I've ran a similar test on a lauchpad MSP430 (430G2553) and I'm able to flip the bits on the pin and see it actually run at 8mhz. So it's behaving differently (running the while loop much faster). Whats the F5528 doing to make it run the loop slower?

Thanks.

Below is the example code I'm using on the MSP430F5528.

int main(void)

{

volatile unsigned int i;

WDTCTL = WDTPW+WDTHOLD; // Stop WDT

P1DIR |= BIT1; // P1.1 output

P1DIR |= BIT7; // P1.7 output

P1DIR |= BIT0; // ACLK set out to pins

P1SEL |= BIT0;

P2DIR |= BIT2; // SMCLK set out to pins

P2SEL |= BIT2;

//P7DIR |= BIT7; // MCLK set out to pins ... this doesn't work on the MSP430F5528

//P7SEL |= BIT7;

UCSCTL3 = SELREF_2; // Set DCO FLL reference = REFO

UCSCTL4 |= SELA_2; // Set ACLK = REFO

UCSCTL0 = 0x0000; // Set lowest possible DCOx, MODx

// Loop until XT1,XT2 & DCO stabilizes - In this case only DCO has to stabilize

{

UCSCTL7 &= ~(XT2OFFG + XT1LFOFFG + DCOFFG);

// Clear XT2,XT1,DCO fault flags

SFRIFG1 &= ~OFIFG; // Clear fault flags

}while (SFRIFG1&OFIFG); // Test oscillator fault flag

__bis_SR_register(SCG0); // Disable the FLL control loop

UCSCTL1 = DCORSEL_5; // Select DCO range 16MHz operation

UCSCTL2 |= 249; // Set DCO Multiplier for 8MHz

// (N + 1) * FLLRef = Fdco

// (249 + 1) * 32768 = 8MHz

__bic_SR_register(SCG0); // Enable the FLL control loop

// Worst-case settling time for the DCO when the DCO range bits have been

// changed is n x 32 x 32 x f_MCLK / f_FLL_reference. See UCS chapter in 5xx

// UG for optimization.

// 32 x 32 x 8 MHz / 32,768 Hz = 250000 = MCLK cycles for DCO to settle

__delay_cycles(250000);

while(1)

{

P1OUT ^= BIT7; // Toggle P1.7

//__delay_cycles(600000); // Delay

}

over 12 years ago

0 zrno soli over 12 years ago

Guru 34853 points

If you want to analyze something regarding timing, use XT1/X2 (for example 8 MHz), and not DCO. On MSP430F552x you have MCLK output pin, so you can measure MCLK. Your code is in C, did you checked if the produced final assembler code for MSP430G2/MSP430F5 is the same. Anyway, I found that sometimes older MSP430x2x devices are faster than new MSP430F5xx with same assembler code (and same MCLK).

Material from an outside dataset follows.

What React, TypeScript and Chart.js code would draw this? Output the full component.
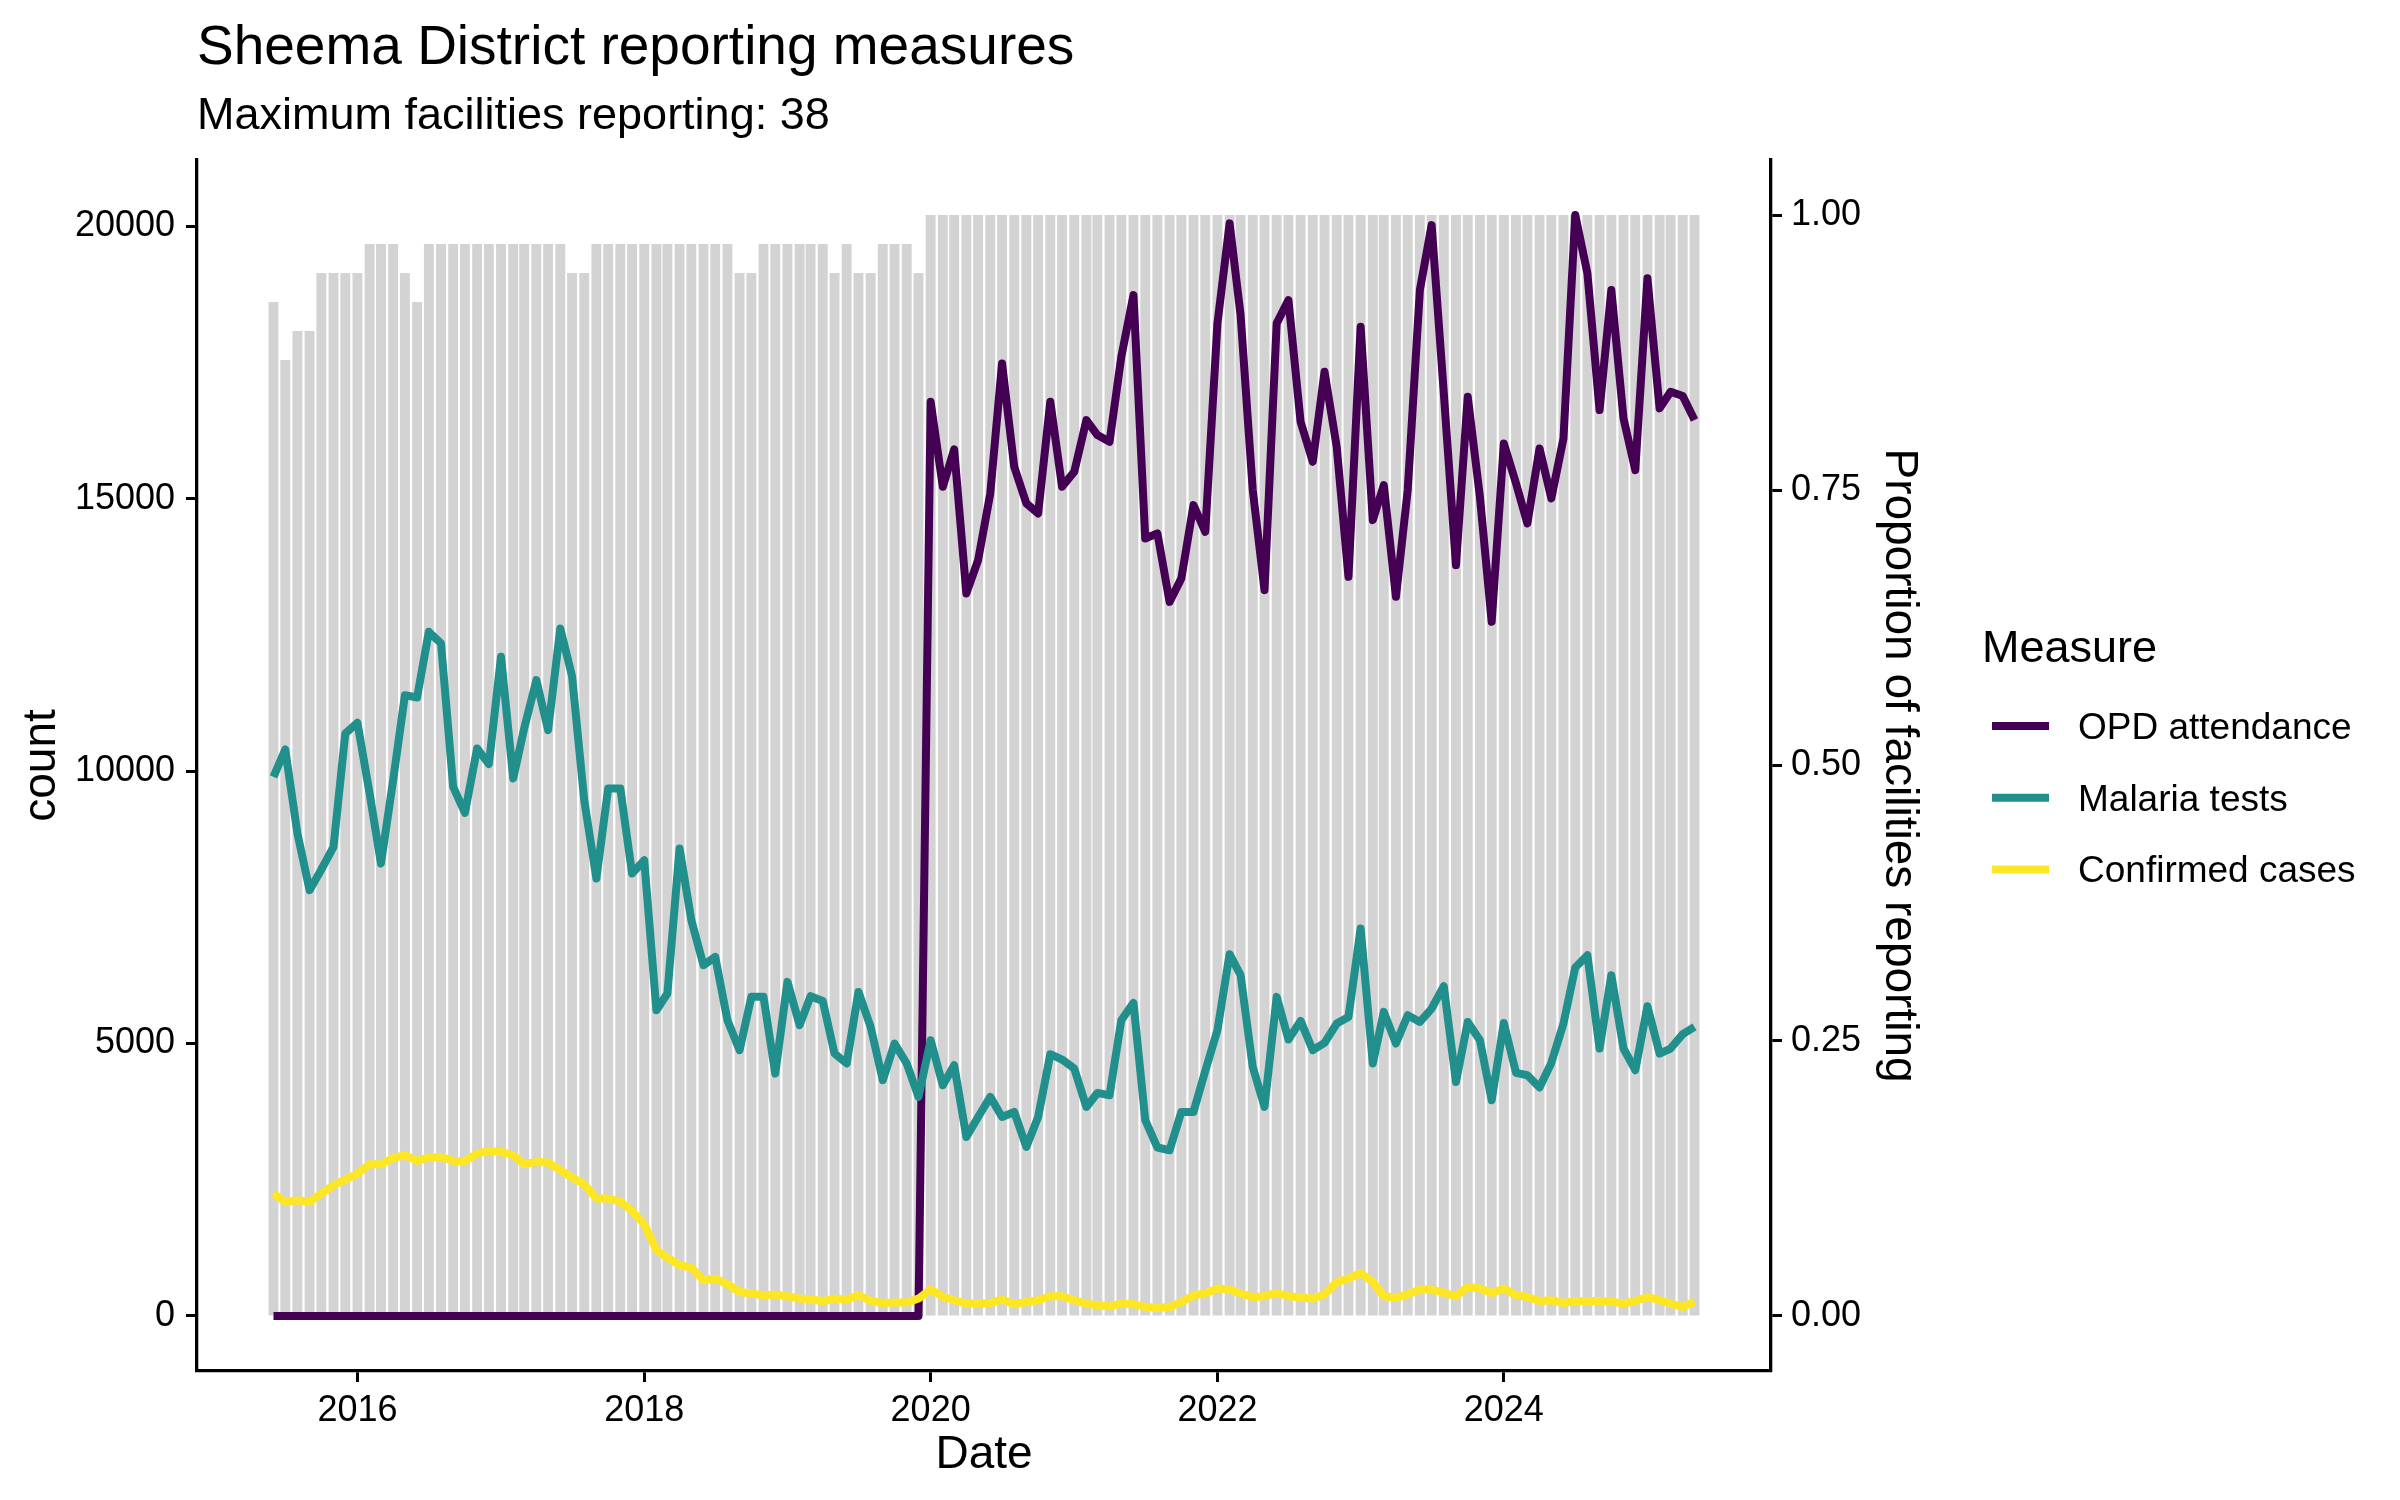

http://forum.43oh.com/topic/2972-sbw-msp430f550x-based-programmer/?p=32639

0 c_builder over 12 years ago in reply to zrno soli

Prodigy 170 points

Looks like the MSP430F5528 does not have a MCLK out. The 5529 and 5527 do.

I will try to use XT2 rather then DCO and check the results. I'm testing using the target board http://www.ti.com/tool/msp-ts430rgc64usb . So it has the built in 4MHz crystal.

0 c_builder over 12 years ago in reply to c_builder

Prodigy 170 points

I tried using the 4MHz crystal on the board. I got a much more steady signal, but it's still running the while loop slow. At 4Mhz the while loop outputs a 250kHz signal. Which makes since, because when I ran the board at 8MHz (DCO) I was getting around 523kHz signal.

So now my question is, what can I do to make the while loop run faster?

0 Robert Cowsill over 12 years ago

Guru 16361 points

c_builder said:
I've ran a similar test on a lauchpad MSP430 (430G2553) and I'm able to flip the bits on the pin and see it actually run at 8mhz.

Do you mean that you're setting the msp430g2553's DCO to 8MHz and are getting an 8MHz toggle output? If so I can't see how that's possible. Jump instructions take two cycles and the pin toggle is going to take 4 or 5 cycles depending on which bit you're flipping. So that's at least 12 MCLK cycles for a full output cycle (toggle on and toggle off).

0 c_builder over 12 years ago in reply to Robert Cowsill

Prodigy 170 points

Ya, I was wondering this too. And actually I see why now. I was doing a pin toggle on P1.4 which was also the SMCLK output. So really it was the SMCLK that I was seeing on the scope and not the while loop doing the pin flipping. Thanks for clearing that part up.

So this means the fastest I can do a manual flipping of a bit in a while loop would be around 1MHz if I was running the board at 16MHz. Correct?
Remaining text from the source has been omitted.